Inconsistent New Zealand, familiar conditions for India
India are ranked No. 1 in the ICC ODI rankings while New Zealand are ranked No. 8. However, the contests between the two teams have not been as skewed as the recent gap in their rankings indicates. With a win-loss ratio of 0.58 against the hosts, India are only better than Sri Lanka - excluding Zimbabwe and Bangladesh - when playing New Zealand in away ODIs.
Their last tour in 2008-09 was India's first bilateral series-win in ODIs in New Zealand. Before that series, India's record in New Zealand was dismal: they had managed to win only seven of the 24 ODIs they had played against the hosts - a win-loss ratio of 0.43. Even Zimbabwe had done better, winning four of their 12 matches ODIs for a win-loss ratio of 0.50. Only Bangladesh had fared worse than India in ODIs in New Zealand before that tour.
However, given how indifferent New Zealand's ODI record has been playing at home in the recent times, India stand a good chance of winning their second-consecutive bilateral series in New Zealand. Since 2011, New Zealand have lost 10 of the 19 ODIs they have played at home and won only eight, three of which have come against Zimbabwe. Among leading ODI teams, only Zimbabwe have had worse stats - in terms of the win-loss ratio - playing at home during this period.

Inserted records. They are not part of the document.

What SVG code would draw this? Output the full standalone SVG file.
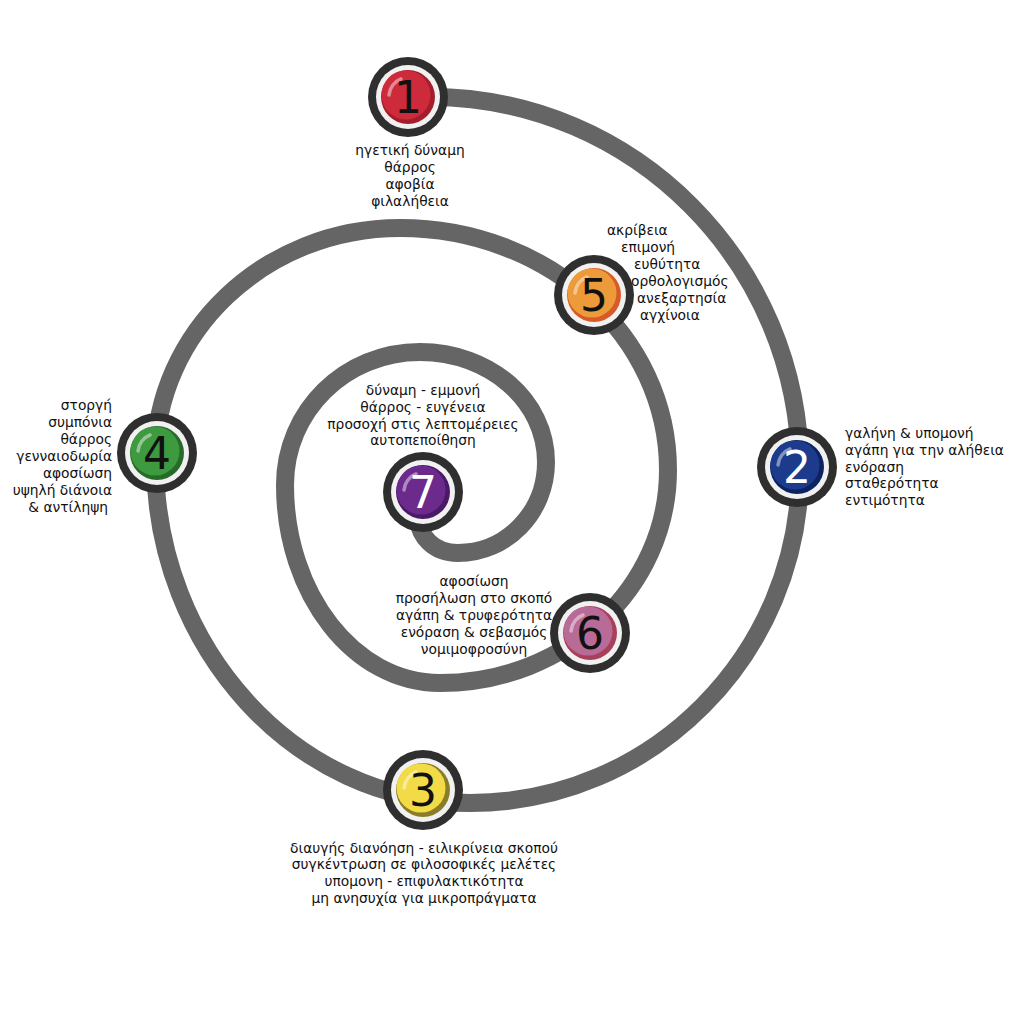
<svg xmlns="http://www.w3.org/2000/svg" width="1015" height="1015" viewBox="0 0 1015 1015">
<style>
.spiral{fill:none;stroke:#656565;stroke-width:18;stroke-linecap:round;stroke-linejoin:round}
.ring{fill:#2f2f2f}
.inner{fill:#f1f1f1}
.hl{fill:none;stroke:#ffffff;stroke-opacity:0.45;stroke-width:3.5;stroke-linecap:round}
.num{font-family:"DejaVu Sans",sans-serif;font-size:44px;text-anchor:middle}
.lbl{font-family:"DejaVu Sans",sans-serif;font-size:13.8px;fill:#111}
.c{text-anchor:middle}
.r{text-anchor:end}
</style>
<rect width="1015" height="1015" fill="#ffffff"/>
<g id="connectors">
<path class="spiral" d="M408 97 L430 97 C634 97 800 264 800 470 C800 654 652 803 470 803 C296 803 155 649 155 460 C155 332 265 228 400 228 C548 228 668 336 668 470 C668 588 566 683 440 683 C354 683 285 594 285 485 C285 411 345 352 420 352 C490 352 546 401 546 462 C546 512 507 553 458 553 C432 553 420 535 418 520"/>
</g>
<g id="node-1" transform="translate(408 97)">
<circle class="ring" r="40"/><circle class="inner" r="32"/>
<circle r="27" fill="#a31d2b"/><circle cx="-2" cy="-2" r="24.5" fill="#cd2a3b"/>
<path class="hl" d="M-19 -2 A19 19 0 0 1 -7 -18"/>
<text class="num" y="16" fill="#111">1</text>
</g>
<g id="node-2" transform="translate(797 467)">
<circle class="ring" r="40"/><circle class="inner" r="32"/>
<circle r="27" fill="#0d2361"/><circle cx="-2" cy="-2" r="24.5" fill="#1c3b8c"/>
<path class="hl" d="M-19 -2 A19 19 0 0 1 -7 -18"/>
<text class="num" y="16" fill="#ffffff">2</text>
</g>
<g id="node-3" transform="translate(423 790)">
<circle class="ring" r="40"/><circle class="inner" r="32"/>
<circle r="27" fill="#8a7d28"/><circle cx="-2" cy="-2" r="24.5" fill="#f2db46"/>
<path class="hl" d="M-19 -2 A19 19 0 0 1 -7 -18"/>
<text class="num" y="16" fill="#111">3</text>
</g>
<g id="node-4" transform="translate(157 453)">
<circle class="ring" r="40"/><circle class="inner" r="32"/>
<circle r="27" fill="#276b2a"/><circle cx="-2" cy="-2" r="24.5" fill="#3e9a3e"/>
<path class="hl" d="M-19 -2 A19 19 0 0 1 -7 -18"/>
<text class="num" y="16" fill="#111">4</text>
</g>
<g id="node-5" transform="translate(594 295)">
<circle class="ring" r="40"/><circle class="inner" r="32"/>
<circle r="27" fill="#d85a26"/><circle cx="-2" cy="-2" r="24.5" fill="#ec9a3a"/>
<path class="hl" d="M-19 -2 A19 19 0 0 1 -7 -18"/>
<text class="num" y="16" fill="#111">5</text>
</g>
<g id="node-6" transform="translate(590 633)">
<circle class="ring" r="40"/><circle class="inner" r="32"/>
<circle r="27" fill="#a8405c"/><circle cx="-2" cy="-2" r="24.5" fill="#b96b98"/>
<path class="hl" d="M-19 -2 A19 19 0 0 1 -7 -18"/>
<text class="num" y="16" fill="#111">6</text>
</g>
<g id="node-7" transform="translate(423 492)">
<circle class="ring" r="40"/><circle class="inner" r="32"/>
<circle r="27" fill="#4a1a68"/><circle cx="-2" cy="-2" r="24.5" fill="#6c2b8c"/>
<path class="hl" d="M-19 -2 A19 19 0 0 1 -7 -18"/>
<text class="num" y="16" fill="#ffffff">7</text>
</g>
<g id="labels">
<text class="lbl c" x="410" y="155">ηγετική δύναμη</text>
<text class="lbl c" x="410" y="172">θάρρος</text>
<text class="lbl c" x="410" y="189">αφοβία</text>
<text class="lbl c" x="410" y="206">φιλαλήθεια</text>
<text class="lbl" x="845" y="438">γαλήνη &amp; υπομονή</text>
<text class="lbl" x="845" y="455">αγάπη για την αλήθεια</text>
<text class="lbl" x="845" y="472">ενόραση</text>
<text class="lbl" x="845" y="488">σταθερότητα</text>
<text class="lbl" x="845" y="505">εντιμότητα</text>
<text class="lbl c" x="424" y="853">διαυγής διανόηση - ειλικρίνεια σκοπού</text>
<text class="lbl c" x="424" y="869">συγκέντρωση σε φιλοσοφικές μελέτες</text>
<text class="lbl c" x="424" y="886">υπομονη - επιφυλακτικότητα</text>
<text class="lbl c" x="424" y="903">μη ανησυχία για μικροπράγματα</text>
<text class="lbl r" x="112" y="410">στοργή</text>
<text class="lbl r" x="112" y="427">συμπόνια</text>
<text class="lbl r" x="112" y="444">θάρρος</text>
<text class="lbl r" x="112" y="461">γενναιοδωρία</text>
<text class="lbl r" x="112" y="478">αφοσίωση</text>
<text class="lbl r" x="112" y="495">υψηλή διάνοια</text>
<text class="lbl r" x="108" y="512">&amp; αντίληψη</text>
<text class="lbl" x="607" y="235">ακρίβεια</text>
<text class="lbl" x="621" y="252">επιμονή</text>
<text class="lbl" x="634" y="269">ευθύτητα</text>
<text class="lbl" x="631" y="286">ορθολογισμός</text>
<text class="lbl" x="637" y="303">ανεξαρτησία</text>
<text class="lbl" x="640" y="320">αγχίνοια</text>
<text class="lbl c" x="474" y="586">αφοσίωση</text>
<text class="lbl c" x="474" y="603">προσήλωση στο σκοπό</text>
<text class="lbl c" x="474" y="620">αγάπη &amp; τρυφερότητα</text>
<text class="lbl c" x="474" y="637">ενόραση &amp; σεβασμός</text>
<text class="lbl c" x="474" y="654">νομιμοφροσύνη</text>
<text class="lbl c" x="423" y="395">δύναμη - εμμονή</text>
<text class="lbl c" x="423" y="412">θάρρος - ευγένεια</text>
<text class="lbl c" x="423" y="429">προσοχή στις λεπτομέρειες</text>
<text class="lbl c" x="423" y="445">αυτοπεποίθηση</text>
</g>
</svg>
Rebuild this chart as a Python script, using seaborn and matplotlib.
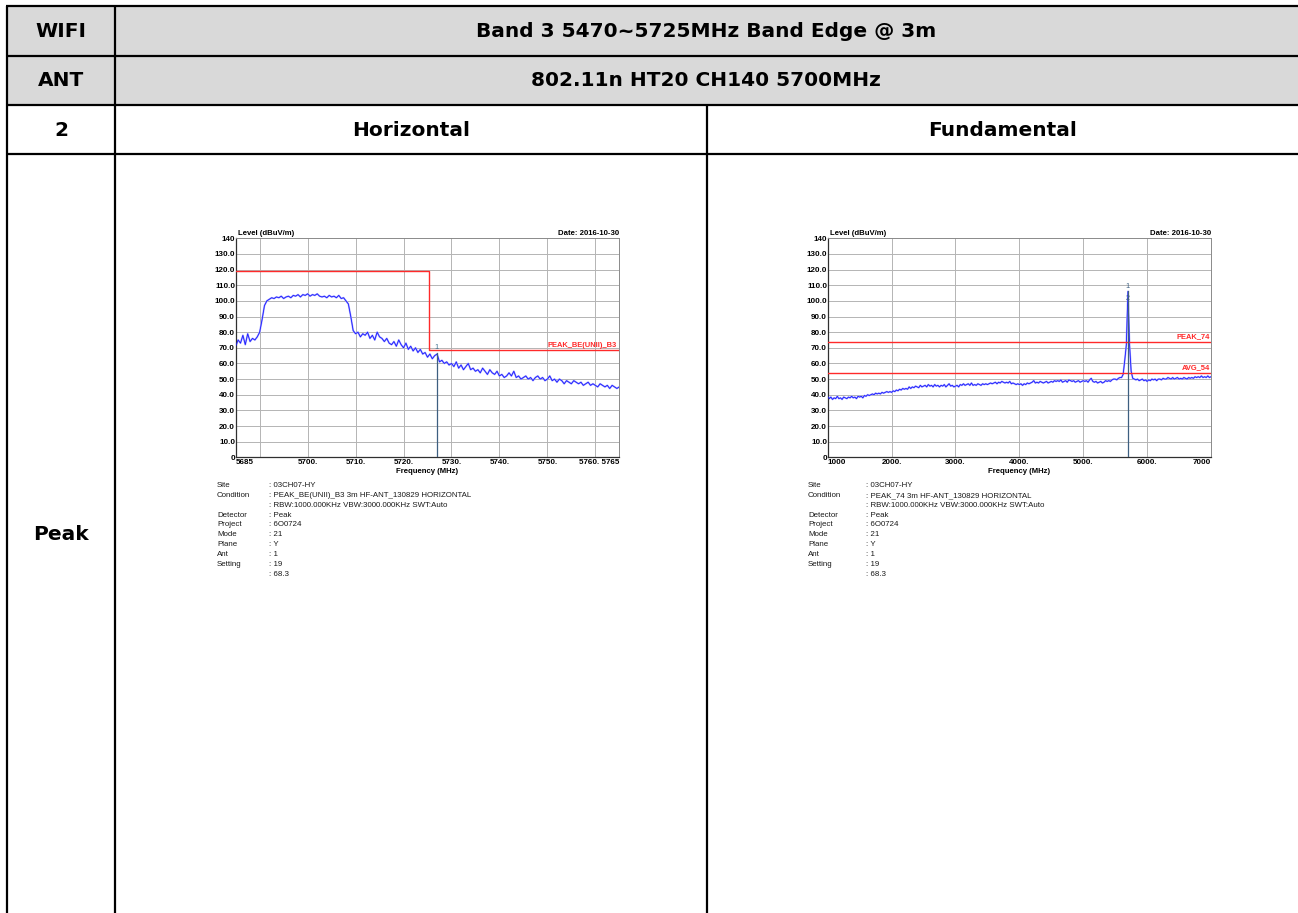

New Zealand owe their ordinary home record in ODIs largely to their inconsistent batting line-up. In 16 ODIs against teams other than Zimbabwe since 2011, New Zealand's top-order batsmen have hit 20 fifty-plus scores, including four centuries, but have averaged only 31.11, which is lower than the top-order averages of the teams they played against during this period. Among their top-order batsmen who have batted at least five innings, only Brendon McCullum averages above 40.
The fact that New Zealand batsmen have been dismissed for cheap scores frequently has meant that they have not been able to string together substantial partnerships too often. The number of fifty-plus partnerships that New Zealand have had in home matches is the least by any team in home matches since 2011. In terms of the percentage of such partnerships, only West Indies have fared worse than them.
|Team||Partnerships||NO||Ave||100 part||50+ part||%age conv.|
Though their India counterparts have not shown any such weaknesses overall, their recent performance in the ODI series in South Africa suggests that they tend to struggle against quality pace attacks in pace-friendly conditions. That has been the case in New Zealand too. Overall, Indian batsmen have such found conditions particularly tough: India's top-order batsmen average 28.09 - the least among countries where they have played at least 20 ODIs. However, their last ODI series here was their best in New Zealand in terms of their batting averages. India's top order averaged 62.72 with two hundreds and eight fifties in that series,significantly better than their previous best tour of New Zealand, in 1993-94, when they averaged 38.45.
However, the Indian batsmen's improved showing in their last series had as much to do with the tracks in New Zealand as they had to with the quality of batsmen that played in the series. Conditions - helped by the shorter boundaries - have become tough in general for fast bowlers here in the last ten years. The seamers average 35.48 in ODIs in New Zealand since 2004, their second-worst in any country after their average of 35.50 in India during this period. Their overall economy of 5.33 playing in New Zealand is only better than their economies in India (5.48) and Pakistan (5.38). In contrast, in the ten-year period before 2004, New Zealand had the most helpful conditions for fast bowlers. They averaged 29.20 in ODIs played in the country, and had an economy of 4.49. Even after discounting for the high scoring rates in limited-overs cricket in the last ten years, numbers indicate that New Zealand has gone from being the most helpful conditions for fast bowlers, to one of the most difficult conditions for them to bowl in.
New Zealand's transition into a country that has become batsmen-friendly in limited-overs cricket is also reflected in how India's fast bowlers have fared in New Zealand over the years. Overall, numbers seem to indicate that India's pacers haven't done too badly in New Zealand. Before their last series here in 2008-09, India's fast bowlers had taken 103 wickets from 24 matches against the hosts at an average of 29.73 and an economy of 4.31. These stats changed drastically in the 2008-09 series, when India's fast bowlers could manage 11 wickets at 50.72 and at an economy of 6.73.
From the current India squad only three regular batsmen - MS Dhoni, Suresh Raina and Rohit Sharma - have played international cricket in New Zealand. If the numbers are any thing to go by, India's batsmen may not find the conditions too different from back home, and their bowlers may find them too similar.